It is often suggested that one uses meditation to address anxious thoughts. I have failed utterly every time I sit to watch my breath. The pinnacle I have reached is count to 10!!! The usual result is an attack of the Super Sleepiness!
So this is still a problem for me. However there is one activity that seem to help. I really need someone to discover an "advil" for anxiety. I don't know if one exists, at least legally anyways.
Here is a quick list that seem to help me a bit.
Getting up early on weekends in the morning to a quiet home
A cup of coffee
Reading a National newspaper that rises above the local din
A very long walk (about 2 hours)
A good movie
Old familiar music with character and complexity
Working with my kids on Math, or Science, or Language
Most of these lowers my anxiety, the first part, but don't address the anxiety. Except for the very long walk.
Here is how it works. (Mind you it has to be a long walk.) In the first 40 minutes there are so many buzzing thoughts hitting each other as you walk.

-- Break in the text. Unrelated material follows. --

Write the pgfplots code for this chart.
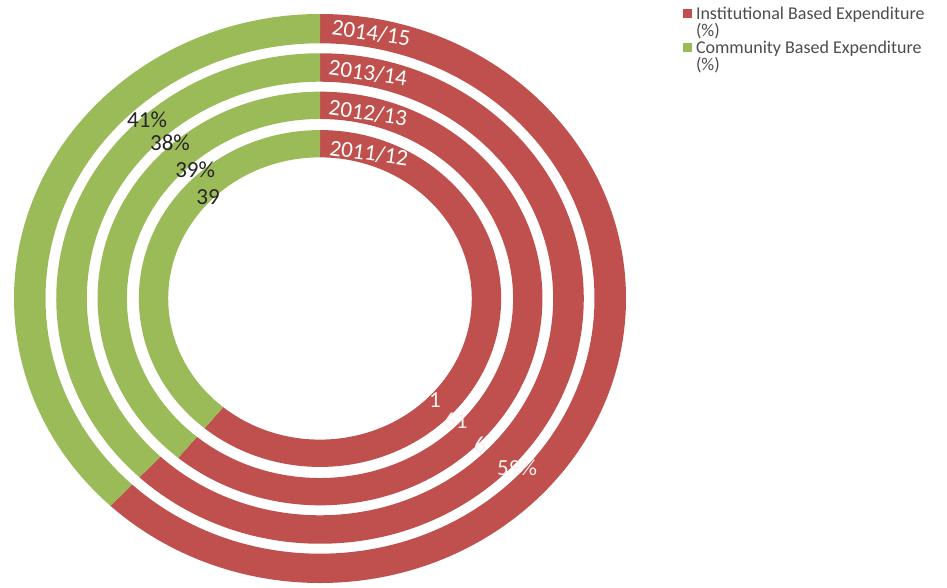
\documentclass[border=0pt]{standalone}
\usepackage{pgfplots}
\pgfplotsset{compat=1.18}
\usepackage{pgfplotstable}
\usepackage{fontspec}
\setmainfont{Carlito}
\definecolor{instred}{HTML}{C0504D}
\definecolor{commgreen}{HTML}{9BBB59}

% ring data: share of each ring (percent, as drawn), ring radii (outer ring = 1)
\pgfplotstableread{
year    inst comm rin   rout
2014/15 62   38   0.897 1.000
2013/14 62   38   0.762 0.862
2012/13 61   39   0.631 0.727
2011/12 61   39   0.496 0.592
}\ringdata

\def\ux{306pt}\def\uy{284.5pt}
\def\rv#1#2{\csname #1#2\endcsname}
\newcommand\ringsector[5]{%
  \fill[#1, overlay] (axis cs:{#5*cos(#2)},{#5*sin(#2)})
    arc[start angle={#2}, end angle={#3}, x radius={#5*\ux}, y radius={#5*\uy}]
    -- (axis cs:{#4*cos(#3)},{#4*sin(#3)})
    arc[start angle={#3}, end angle={#2}, x radius={#4*\ux}, y radius={#4*\uy}]
    -- cycle;}

\begin{document}
\begin{tikzpicture}
\foreach \i in {0,...,3}{%
  \pgfplotstablegetelem{\i}{inst}\of\ringdata \expandafter\xdef\csname inst\i\endcsname{\pgfplotsretval}%
  \pgfplotstablegetelem{\i}{rin}\of\ringdata \expandafter\xdef\csname rin\i\endcsname{\pgfplotsretval}%
  \pgfplotstablegetelem{\i}{rout}\of\ringdata \expandafter\xdef\csname rout\i\endcsname{\pgfplotsretval}%
}
\begin{axis}[
  width=947pt, height=587pt, scale only axis, hide axis, clip=false,
  disabledatascaling,
  xmin=-1.045752, xmax=2.049020, ymin=-1.014060, ymax=1.049209,
  legend style={at={(axis cs:1.1863,1.0211)}, anchor=north west, draw=none, fill=none,
    inner sep=0pt, outer sep=0pt, column sep=4pt, row sep=0pt,
    font=\fontsize{18}{17}\selectfont, text=black!70,
    nodes={inner sep=0pt, anchor=base west, text height=12pt, text depth=5pt}},
  legend image code/.code={\fill[#1] (0pt,1.5pt) rectangle (9pt,10.5pt);},
]
% the picture's frame (fixes the bounding box)
\path (axis cs:-1.045752,-1.014060) rectangle (axis cs:2.049020,1.049209);
\pgfplotsinvokeforeach{0,...,3}{%
  \ringsector{instred}{90}{90-3.6*\rv{inst}{#1}}{\rv{rin}{#1}}{\rv{rout}{#1}}
  \ringsector{commgreen}{90-3.6*\rv{inst}{#1}}{-270}{\rv{rin}{#1}}{\rv{rout}{#1}}
}
\addlegendimage{fill=instred, draw=none}
\addlegendentry{Institutional Based Expenditure}
\addlegendimage{empty legend}
\addlegendentry{(\%)}
\addlegendimage{fill=commgreen, draw=none}
\addlegendentry{Community Based Expenditure}
\addlegendimage{empty legend}
\addlegendentry{(\%)}

% series names
\begin{scope}[every node/.style={font=\fontsize{23}{27}\selectfont, text=white, rotate=-8}]
\node at (axis cs:0.167,0.933) {2014/15};
\node at (axis cs:0.157,0.793) {2013/14};
\node at (axis cs:0.157,0.652) {2012/13};
\node at (axis cs:0.160,0.511) {2011/12};
\end{scope}
% community labels
\begin{scope}[every node/.style={font=\fontsize{23}{27}\selectfont, text=black!85}]
\node at (axis cs:-0.565,0.627) {41\%};
\node at (axis cs:-0.490,0.547) {38\%};
\node at (axis cs:-0.408,0.452) {39\%};
\node at (axis cs:-0.366,0.357) {39};
\end{scope}
% institutional labels (partly hidden in the original)
\begin{scope}[every node/.style={font=\fontsize{23}{27}\selectfont, text=white!92!instred}]
\node at (axis cs:0.376,-0.357) {1};
\node at (axis cs:0.444,-0.431) {61};
\node at (axis cs:0.523,-0.515) {6};
\node at (axis cs:0.644,-0.596) {59\%};
\end{scope}
\end{axis}
\end{tikzpicture}
\end{document}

You can try to initiate a thought that is a good constructive thought. The mind will be going back and forth and slowly comes around to the good thought. In that sense I call walking the converter of bad thoughts to good thoughts.
At about an hour into the walking you enter a slightly better physiological state where the body is relaxed and walking becomes natural and you start breathing from the stomach and not lungs.
By this hour you tend to latch on to the productive thoughts and they become crystalized. You form these conclusive opinions on the actions that you need to do. Or you start seeing these crystalized truths after discarding all the negative emotions.
yes it does happen. A good 70% of the time. It may be different for you. But the walk has to be long. And may be alone! I have never done to this level when walking together with others. Quietness and Movement seem to be essential to do this.
satya - 5/4/2013 10:24:59 AM
What is anxiety?
Multiple thoughts competing for attention
which one to act on
which one to discard
what should I do?
How about the gnawing guilt if I don't do x
fear of future, what will happen because of x
satya - 5/4/2013 10:27:16 AM
Walking while sitting down: A notebook and a pencil
write down all thoughts one by one
Acknowledge them
Examine each
Pick one
Then it will be easier to commit
when there are million things to do, do one, and not none!
The brain has a limited set of RAM and Stack, you need paper and pencil and perhaps a large surface to think through!
satya - 5/4/2013 10:28:43 AM
Is this meditation?
Look
Consider
Acknowledge
Weigh
Commit
satya - 5/4/2013 10:32:17 AM
What came first? Meditation or Commitment?
Of the most useless things one can do is to do nothing!! I suppose if you are capable of committing to doing nothing I suppose you can commit to anything with even a small profit!
Does one really need a PHD or go to Harvard or a Neuro-X (Or all of them1) to practice meditation? Or is it that they already know how to commit and hence their relative ease with which they take to meditation?
satya - 5/4/2013 10:43:25 AM
Here is something I wrote on commitment
satya - 5/4/2013 10:44:14 AM
It reads...titled: Simple Choice
A fork in the road, I have found myself at. The first path straight in all its turns, The other perhaps curvy all the way. Neither I know well enough for bias. I could take any as they both get me there. I agonize, instead. "is this right or that? Would I regret? Would one be too long? Or the other hard?" I asked a Sage, the Siri, the Oracle, And even an 8 ball! "How should I lead?" They all replied the same!!! "Take any as it matters little which! Matters most is you commit to what you choose. Yet be there a lingering doubt, Take the one that perhaps be harder, as in equal proportion it would be rewarding!"
satya - 5/4/2013 10:47:56 AM
What commitment afford me is the ability to move through time unaware of it: So Defining Present I made some notes
Present is not benevolent, Present is not kind, Nor is it anger or revenge, Neither, as such, it is ambivalent, It demands none nor favors any, For Present is not a state of mind! Present is not a zero hour, Present is not at 8, Nor is it at 5 and quarter, Neither, as such, it is temporal, Although perhaps of Time, Present is not a moment in Time. Present is not quiet, Present is slow or slower, Present is fast or faster, For sure, say I, Present moves! By Counts and Clocks, Present is when you make not, An Account it!! Allowed duration for a task, Mundane or Profound, When Exceeds infinitum, Present then Is for all foreseeable future!